Das Echte und Innerliche in der Kunst: Der Komponist, Dirigent und Pädagoge Woldemar Bargiel (1828–1897)
Ein Beitrag zur Musikgeschichte des ›unbekannten‹ 19. Jahrhunderts
1. Edition 2009
Abhandlungen zur Musikgeschichte -
Woldemar Bargiel (1828–1897) was Clara Wieck's half-brother and, hence, Robert Schumann's brother-in-law. This study on the life and work of the Romantic composer – today unknown yet one of the best young talents of his time and acquainted with eminent musicians – describes an eventful musical career and an equally extraordinary and exciting yet seldom-heard music.
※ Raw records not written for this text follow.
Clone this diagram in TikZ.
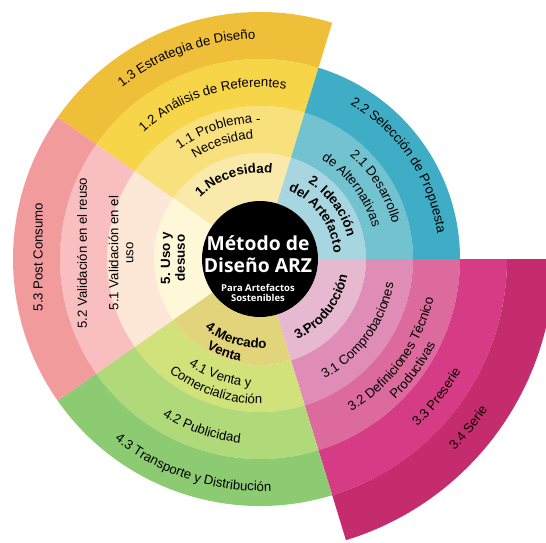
\documentclass[tikz,border=0pt]{standalone}
\usepackage{fontspec}
\usetikzlibrary{decorations.text}
\newfontfamily\lblfamily{Liberation Sans}
\newfontfamily\ctrfamily{Open Sans}
\newcommand\lblfont{\lblfamily\fontsize{7.5}{8.5}\selectfont}
\newcommand\lblbold{\lblfamily\bfseries\fontsize{7.6}{8.5}\selectfont}

% ring colours, one family per phase
\definecolor{necA}{HTML}{F9EAAC}
\definecolor{necB}{HTML}{F8E07D}
\definecolor{necC}{HTML}{F7D548}
\definecolor{necD}{HTML}{F0BF3A}
\definecolor{ideA}{HTML}{A8D6E0}
\definecolor{ideB}{HTML}{72C2D0}
\definecolor{ideC}{HTML}{3EADC5}
\definecolor{proA}{HTML}{E6B9D1}
\definecolor{proB}{HTML}{DF8DB6}
\definecolor{proC}{HTML}{DC6A9D}
\definecolor{proD}{HTML}{D63B86}
\definecolor{proE}{HTML}{C52C6D}
\definecolor{merA}{HTML}{E2D47B}
\definecolor{merB}{HTML}{D2E27B}
\definecolor{merC}{HTML}{B0D97A}
\definecolor{merD}{HTML}{8CCB71}
\definecolor{usoA}{HTML}{FEF8D8}
\definecolor{usoB}{HTML}{FDE7D6}
\definecolor{usoC}{HTML}{F9BFC0}
\definecolor{usoD}{HTML}{F29B9D}

\tikzset{
  cw text/.style={decorate, decoration={text along path, text align=center, text={|\lblfont|#1}}},
  cw bold/.style={decorate, decoration={text along path, text align=center, text={|\lblbold|#1}}},
  lbl/.style={font=\lblfont, align=center, inner sep=0pt},
  lblb/.style={font=\lblbold, align=center, inner sep=0pt},
  hubtitle/.style={font=\ctrfamily\bfseries\fontsize{11}{12.5}\selectfont, text=white, inner sep=0pt},
  hubsub/.style={font=\ctrfamily\bfseries\fontsize{5.4}{6}\selectfont, text=white, inner sep=0pt},
}

% text on an arc round the hub: clockwise (tops out) or counter-clockwise (tops in)
\newcommand\cwlabel[4][cw text]{\path[#1={#4}] (#2+50:#3) arc[start angle=#2+50, end angle=#2-50, radius=#3];}
\newcommand\ccwlabel[4][cw text]{\path[#1={#4}] (#2-50:#3) arc[start angle=#2-50, end angle=#2+50, radius=#3];}

\begin{document}
\begin{tikzpicture}[x=0.02cm, y=0.02cm]
    \clip (-260,-283) rectangle (286,259);
    % 1. Necesidad
    \foreach \rin/\rout/\col in {58/106/necA, 106/153/necB, 153/200/necC, 200/247/necD}{
        \fill [\col] (73:\rout) arc[start angle=73, end angle=145, radius=\rout]
            -- (145:\rin) arc[start angle=145, end angle=73, radius=\rin] -- cycle;
    }
    % 2. Ideacion
    \foreach \rin/\rout/\col in {58/106/ideA, 106/153/ideB, 153/200/ideC}{
        \fill [\col] (0:\rout) arc[start angle=0, end angle=73, radius=\rout]
            -- (73:\rin) arc[start angle=73, end angle=0, radius=\rin] -- cycle;
    }
    % 3. Produccion
    \foreach \rin/\rout/\col in {58/106/proA, 106/153/proB, 153/200/proC, 200/247/proD, 247/294/proE}{
        \fill [\col] (-73:\rout) arc[start angle=-73, end angle=0, radius=\rout]
            -- (0:\rin) arc[start angle=0, end angle=-73, radius=\rin] -- cycle;
    }
    % 4. Mercado
    \foreach \rin/\rout/\col in {58/106/merA, 106/153/merB, 153/200/merC, 200/247/merD}{
        \fill [\col] (215:\rout) arc[start angle=215, end angle=287, radius=\rout]
            -- (287:\rin) arc[start angle=287, end angle=215, radius=\rin] -- cycle;
    }
    % 5. Uso
    \foreach \rin/\rout/\col in {58/106/usoA, 106/153/usoB, 153/200/usoC, 200/247/usoD}{
        \fill [\col] (145:\rout) arc[start angle=145, end angle=215, radius=\rout]
            -- (215:\rin) arc[start angle=215, end angle=145, radius=\rin] -- cycle;
    }

    % hub
    \fill [black] (0,0) circle[radius=58];
    \node [hubtitle, anchor=base] (title1) at (-2,9) {Método de};
    \node [hubtitle, anchor=base] (title2) at (-2,-13) {Diseño ARZ};
    \node [hubsub, anchor=base] (sub1) at (-2,-32) {Para Artefactos};
    \node [hubsub, anchor=base] (sub2) at (-2,-42) {Sostenibles};

    % labels, phase 1
    \cwlabel[cw bold]{108}{86}{1.Necesidad}
    \cwlabel{108}{136}{1.1 Problema -}
    \cwlabel{108}{120}{Necesidad}
    \cwlabel{107}{172}{1.2 Análisis de Referentes}
    \cwlabel{110}{220}{1.3 Estrategia de Diseño}
    % phase 2
    \cwlabel[cw bold]{36}{90}{2. Ideación}
    \cwlabel[cw bold]{36}{74}{del Artefacto}
    \cwlabel{32}{137}{2.1 Desarrollo}
    \cwlabel{37}{117}{de Alternativas}
    \cwlabel{34}{179}{2.2 Selección de Propuesta}
    % phase 3
    \ccwlabel[cw bold]{-38}{89}{3.Producción}
    \ccwlabel{-36}{136}{3.1 Comprobaciones}
    \ccwlabel{-36}{178}{3.2 Definiciones Técnico}
    \ccwlabel{-36}{195}{Productivas}
    \ccwlabel{-38}{230}{3.3 Preserie}
    \ccwlabel{-39}{273}{3.4 Serie}
    % phase 4
    \ccwlabel[cw bold]{253}{89}{4.Mercado}
    \ccwlabel[cw bold]{249}{104}{Venta}
    \ccwlabel{251}{128}{4.1 Venta y}
    \ccwlabel{251}{145}{Comercialización}
    \ccwlabel{251}{185}{4.2 Publicidad}
    \ccwlabel{252}{232}{4.3 Transporte y Distribución}
    % phase 5
    \node [lblb, rotate=90] (uso) at (-87,1) {5. Uso y\\desuso};
    \node [lbl, rotate=90] (uso1) at (-139,6) {5.1 Validación en el\\uso};
    \node [lbl, rotate=90] (uso2) at (-178,6) {5.2 Validación en el reuso};
    \node [lbl, rotate=90] (uso3) at (-222,2) {5.3 Post Consumo};
\end{tikzpicture}
\end{document}
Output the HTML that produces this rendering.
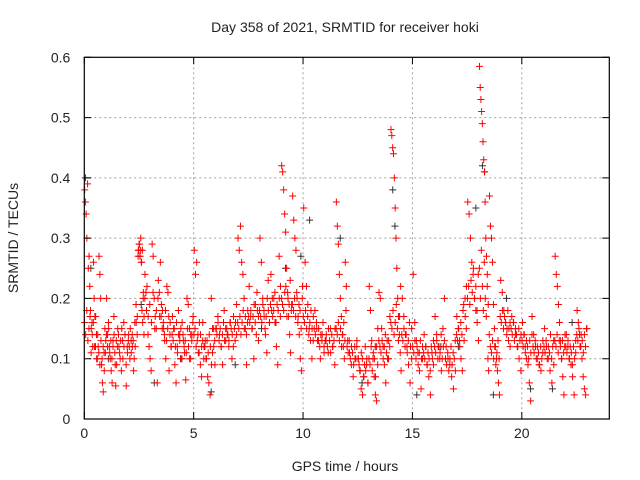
<!DOCTYPE html>
<html><head><meta charset="utf-8"><style>
html,body{margin:0;padding:0;background:#fff;}
svg{display:block;font-family:"Liberation Sans",sans-serif;}
</style></head><body>
<svg id="chart" width="640" height="480" viewBox="0 0 640 480" xmlns="http://www.w3.org/2000/svg">
<rect width="640" height="480" fill="#fff"/>
<text x="345" y="32" text-anchor="middle" font-size="14" fill="#222">Day 358 of 2021, SRMTID for receiver hoki</text>
<text x="345" y="471" text-anchor="middle" font-size="14" fill="#222">GPS time / hours</text>
<text transform="translate(18,238) rotate(-90)" text-anchor="middle" font-size="14" fill="#222">SRMTID / TECUs</text>
<g id="grid"></g>
<g id="black"></g>
<g id="red"></g>
<g id="axes"></g>
</svg>
<script>
const xTicks=[0,5,10,15,20];
const yTicks=[0,0.1,0.2,0.3,0.4,0.5,0.6];
const yTickLabels=["0","0.1","0.2","0.3","0.4","0.5","0.6"];
const segStarts=[0,0.5,1,1.5,2,2.45,2.75,3.5,4,4.5,5,5.5,6,6.5,7,7.5,8,8.5,9,9.5,10,10.5,11,11.5,12,12.5,13,13.5,14,14.5,15,15.5,16,16.5,17,17.5,18.05,18.5,19,19.5,20,20.5,21,21.5,22,22.5];
const segValues=[
[0.38,0.36,0.34,0.30,0.39,0.25,0.27,0.22,0.18,0.15,0.16,0.12,0.26,0.2,0.17],
[0.17,0.14,0.1,0.12,0.27,0.24,0.2,0.09,0.06,0.045,0.11,0.15,0.13],
[0.2,0.14,0.16,0.12,0.1,0.08,0.06,0.13,0.17,0.11,0.055,0.09],
[0.15,0.12,0.1,0.08,0.13,0.16,0.14,0.055,0.11],
[0.14,0.1,0.13,0.12,0.08,0.16,0.19,0.17],
[0.28,0.29,0.27,0.3,0.26,0.28,0.2,0.17],
[0.24,0.21,0.22,0.14,0.12,0.1,0.08,0.29,0.27,0.2,0.17,0.15,0.06,0.23,0.21,0.26],
[0.19,0.18,0.15,0.13,0.1,0.22,0.21,0.08,0.16,0.12],
[0.17,0.15,0.09,0.06,0.12,0.18,0.14,0.1,0.16],
[0.13,0.11,0.065,0.2,0.19,0.15,0.1,0.14,0.17],
[0.28,0.24,0.26,0.14,0.11,0.09,0.07,0.16,0.12],
[0.13,0.1,0.07,0.06,0.04,0.2,0.15,0.12,0.09],
[0.15,0.17,0.14,0.12,0.09,0.18,0.13],
[0.14,0.12,0.16,0.1,0.17,0.13,0.19],
[0.3,0.28,0.32,0.26,0.24,0.2,0.15,0.09,0.18],
[0.22,0.17,0.15,0.1,0.19,0.21,0.13],
[0.3,0.26,0.2,0.17,0.14,0.11,0.23,0.16],
[0.24,0.2,0.18,0.16,0.12,0.09,0.27,0.22],
[0.42,0.41,0.38,0.34,0.31,0.25,0.21,0.17,0.14,0.11,0.19],
[0.37,0.33,0.3,0.28,0.2,0.17,0.14,0.1,0.08,0.22],
[0.35,0.26,0.22,0.19,0.15,0.13,0.1,0.17],
[0.18,0.15,0.13,0.1,0.14,0.12],
[0.13,0.11,0.15,0.12,0.09],
[0.36,0.32,0.29,0.24,0.2,0.17,0.14,0.12,0.1,0.26,0.22],
[0.13,0.11,0.09,0.07,0.1,0.12],
[0.1,0.08,0.05,0.04,0.07,0.12,0.09,0.06],
[0.22,0.18,0.13,0.1,0.07,0.04,0.03,0.15,0.21],
[0.2,0.15,0.12,0.09,0.06,0.13,0.1,0.17],
[0.48,0.47,0.45,0.44,0.4,0.35,0.3,0.25,0.2,0.17,0.14,0.11,0.08],
[0.2,0.17,0.14,0.12,0.09,0.06,0.15],
[0.24,0.16,0.13,0.11,0.08,0.05,0.1],
[0.14,0.12,0.09,0.07,0.04,0.11,0.13],
[0.17,0.14,0.12,0.1,0.08,0.15,0.2],
[0.12,0.1,0.09,0.07,0.05,0.13],
[0.17,0.15,0.13,0.1,0.08,0.19,0.2,0.22],
[0.36,0.34,0.3,0.26,0.24,0.2,0.18,0.16,0.13],
[0.585,0.55,0.53,0.51,0.49,0.46,0.43,0.41,0.36,0.3,0.27,0.22,0.1,0.08],
[0.37,0.32,0.3,0.26,0.19,0.15,0.12,0.1,0.08,0.06,0.04],
[0.23,0.21,0.18,0.16,0.15,0.13,0.12],
[0.17,0.16,0.14,0.12,0.1,0.08],
[0.16,0.14,0.12,0.1,0.09,0.06,0.03,0.17],
[0.14,0.12,0.1,0.09,0.08,0.11],
[0.15,0.12,0.1,0.08,0.06,0.13],
[0.27,0.24,0.22,0.19,0.16,0.13,0.1,0.07,0.04,0.14],
[0.14,0.12,0.1,0.09,0.07,0.04,0.11],
[0.18,0.16,0.14,0.12,0.1,0.07,0.05,0.04,0.15]
];
const segCore=[
[0.16,0.14,0.18,0.13,0.15,0.17,0.11,0.14,0.16,0.12],
[0.12,0.1,0.14,0.11,0.09,0.13,0.1,0.12,0.08,0.11],
[0.14,0.12,0.15,0.11,0.13,0.1,0.12,0.14,0.09,0.13],
[0.12,0.14,0.11,0.13,0.15,0.1,0.12,0.14,0.09,0.12],
[0.13,0.12,0.15,0.11,0.14,0.13,0.1,0.12,0.16,0.14],
[0.27,0.28,0.29,0.27,0.28,0.26,0.18,0.16,0.21,0.14],
[0.2,0.18,0.17,0.19,0.16,0.21,0.15,0.18,0.2,0.17],
[0.17,0.15,0.16,0.14,0.18,0.13,0.15,0.17,0.14,0.12],
[0.14,0.13,0.15,0.12,0.16,0.11,0.14,0.13,0.15,0.1],
[0.14,0.12,0.13,0.11,0.15,0.12,0.1,0.14,0.13,0.16],
[0.14,0.15,0.12,0.13,0.11,0.16,0.14,0.12,0.13,0.1],
[0.12,0.1,0.13,0.11,0.14,0.12,0.09,0.11,0.15,0.13],
[0.15,0.14,0.16,0.13,0.15,0.12,0.14,0.16,0.13,0.15],
[0.15,0.14,0.13,0.16,0.15,0.14,0.12,0.15,0.16,0.14],
[0.16,0.15,0.17,0.14,0.16,0.18,0.15,0.17,0.14,0.16],
[0.17,0.16,0.18,0.15,0.17,0.19,0.16,0.14,0.18,0.17],
[0.18,0.17,0.16,0.19,0.18,0.15,0.17,0.2,0.18,0.16],
[0.19,0.18,0.17,0.2,0.21,0.16,0.19,0.18,0.2,0.17],
[0.2,0.19,0.18,0.21,0.22,0.17,0.2,0.19,0.23,0.18],
[0.19,0.18,0.2,0.17,0.21,0.16,0.19,0.18,0.15,0.2],
[0.17,0.16,0.18,0.15,0.17,0.14,0.16,0.18,0.15,0.13],
[0.15,0.14,0.16,0.13,0.15,0.12,0.14,0.13,0.16,0.11],
[0.13,0.14,0.12,0.15,0.13,0.11,0.14,0.12,0.13,0.15],
[0.15,0.14,0.16,0.13,0.15,0.12,0.14,0.16,0.13,0.18],
[0.12,0.11,0.13,0.1,0.12,0.11,0.09,0.12,0.1,0.13],
[0.1,0.09,0.08,0.11,0.1,0.07,0.09,0.08,0.1,0.06],
[0.1,0.09,0.12,0.08,0.11,0.1,0.07,0.12,0.09,0.13],
[0.12,0.11,0.13,0.1,0.12,0.14,0.11,0.1,0.13,0.12],
[0.16,0.15,0.18,0.14,0.16,0.19,0.15,0.13,0.17,0.22],
[0.14,0.13,0.15,0.12,0.14,0.11,0.13,0.16,0.12,0.1],
[0.12,0.11,0.13,0.1,0.12,0.09,0.11,0.13,0.1,0.12],
[0.11,0.1,0.12,0.09,0.11,0.1,0.08,0.12,0.1,0.09],
[0.12,0.11,0.13,0.1,0.12,0.11,0.14,0.1,0.12,0.13],
[0.1,0.09,0.11,0.08,0.1,0.12,0.09,0.11,0.1,0.08],
[0.14,0.13,0.15,0.12,0.16,0.14,0.18,0.13,0.17,0.15],
[0.2,0.22,0.19,0.23,0.21,0.25,0.2,0.22,0.18,0.24],
[0.25,0.2,0.28,0.22,0.18,0.26,0.2,0.17,0.24,0.19],
[0.14,0.12,0.11,0.13,0.1,0.12,0.09,0.11,0.13,0.1],
[0.17,0.16,0.18,0.15,0.17,0.16,0.14,0.18,0.15,0.16],
[0.15,0.14,0.16,0.13,0.15,0.14,0.12,0.15,0.13,0.14],
[0.13,0.12,0.14,0.11,0.13,0.12,0.1,0.13,0.11,0.14],
[0.12,0.11,0.13,0.1,0.12,0.11,0.09,0.12,0.1,0.13],
[0.12,0.11,0.13,0.1,0.12,0.11,0.14,0.1,0.12,0.09],
[0.13,0.12,0.14,0.11,0.13,0.12,0.1,0.13,0.11,0.12],
[0.12,0.11,0.13,0.1,0.12,0.11,0.09,0.12,0.1,0.13],
[0.14,0.13,0.15,0.12,0.14,0.13,0.11,0.14,0.12,0.15]
];
const blackTimes=[0.05,0.3,1.1,2.6,3.2,4.4,5.8,6.9,8.1,9.2,9.9,10.3,11.7,12.7,13.3,14.1,14.2,15.2,16.3,17.1,17.9,18.2,18.3,18.7,19.3,20.4,21.4,22.3];
const blackValues=[0.4,0.25,0.1,0.19,0.06,0.1,0.045,0.09,0.15,0.25,0.27,0.33,0.3,0.06,0.12,0.38,0.32,0.04,0.12,0.12,0.35,0.42,0.41,0.04,0.2,0.05,0.05,0.16];

const NS='http://www.w3.org/2000/svg';
const L=84.3,R=609.3,T=57.3,B=419;
const xs=t=>L+(t/24)*(R-L);
const ys=v=>B-(v/0.6)*(B-T);
function mk(tag,attrs,parent){const e=document.createElementNS(NS,tag);for(const k in attrs)e.setAttribute(k,attrs[k]);parent.appendChild(e);return e;}
const grid=document.getElementById('grid'),axes=document.getElementById('axes');
xTicks.forEach(t=>{
  if(t>0){const g=mk('line',{x1:xs(t),x2:xs(t),y1:T,y2:B,stroke:'#a0a0a0','stroke-dasharray':'2,3'},grid);
  
  }
  const a=mk('path',{d:`M${xs(t)},${B}v-7M${xs(t)},${T}v7`,stroke:'#000'},axes);
  
  
  const lb=mk('text',{x:xs(t),y:B+19,'text-anchor':'middle','font-size':'14',fill:'#222'},axes);
  lb.textContent=String(t);
  
  
});
yTicks.forEach((v,i)=>{
  if(v>0&&v<0.6){const g=mk('line',{x1:L,x2:R,y1:ys(v),y2:ys(v),stroke:'#a0a0a0','stroke-dasharray':'2,3'},grid);
  
  }
  const a=mk('path',{d:`M${L},${ys(v)}h7M${R},${ys(v)}h-7`,stroke:'#000'},axes);
  
  
  const lb=mk('text',{x:L-14,y:ys(v)+5,'text-anchor':'end','font-size':'14',fill:'#222'},axes);
  lb.textContent=yTickLabels[i];
  
  
});
const fr=mk('rect',{x:L,y:T,width:R-L,height:B-T,fill:'none',stroke:'#000','stroke-width':1.2},axes);


function plus(g,t,v,col){
  const x=xs(t),y=ys(v);
  const p=mk('path',{d:`M${x-3.5},${y}h7M${x},${y-3.5}v7`,stroke:col,'stroke-width':1},g);
  
  
}
const bg=document.getElementById('black');
blackTimes.forEach((t,i)=>plus(bg,t,blackValues[i],'#333'));
const rg=document.getElementById('red');
function drawSegs(arr,offset){
  segStarts.forEach((s,si)=>{
    const vals=arr[si];
    const span=(si+1<segStarts.length?segStarts[si+1]:23)-s;
    vals.forEach((v,j)=>plus(rg,s+span*(j+offset)/vals.length,v,'#f00'));
  });
}
drawSegs(segValues,0.5);
drawSegs(segCore,0.25);
</script>
</body></html>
Bargiel, a melancholic person, who was often hot-tempered and offhand to his colleagues or withdrawn, was in his personal relations extremely endearing and responsible, and to many was an admirable idealist. In 1862 Brahms, on the other hand, went so far as to declare him mad. The attention of the music world was drawn to Bargiel through his string octet and a mention in Schumann's famous article, "Neue Bahnen". In stylistic terms, he was first associated with Schumann on account of his family ties, and was often unjustifiably declared an epigone. As two thirds of Bargiel's works were composed between 1848 and 1864, he can be defined as a typical exponent of the mid-century – a mediator between two epochs. His pluralistic style can, hence, be interpreted not as ecclecticism, but rather as a multifaceted juxtaposition of musical styles in a transitional phase in music history.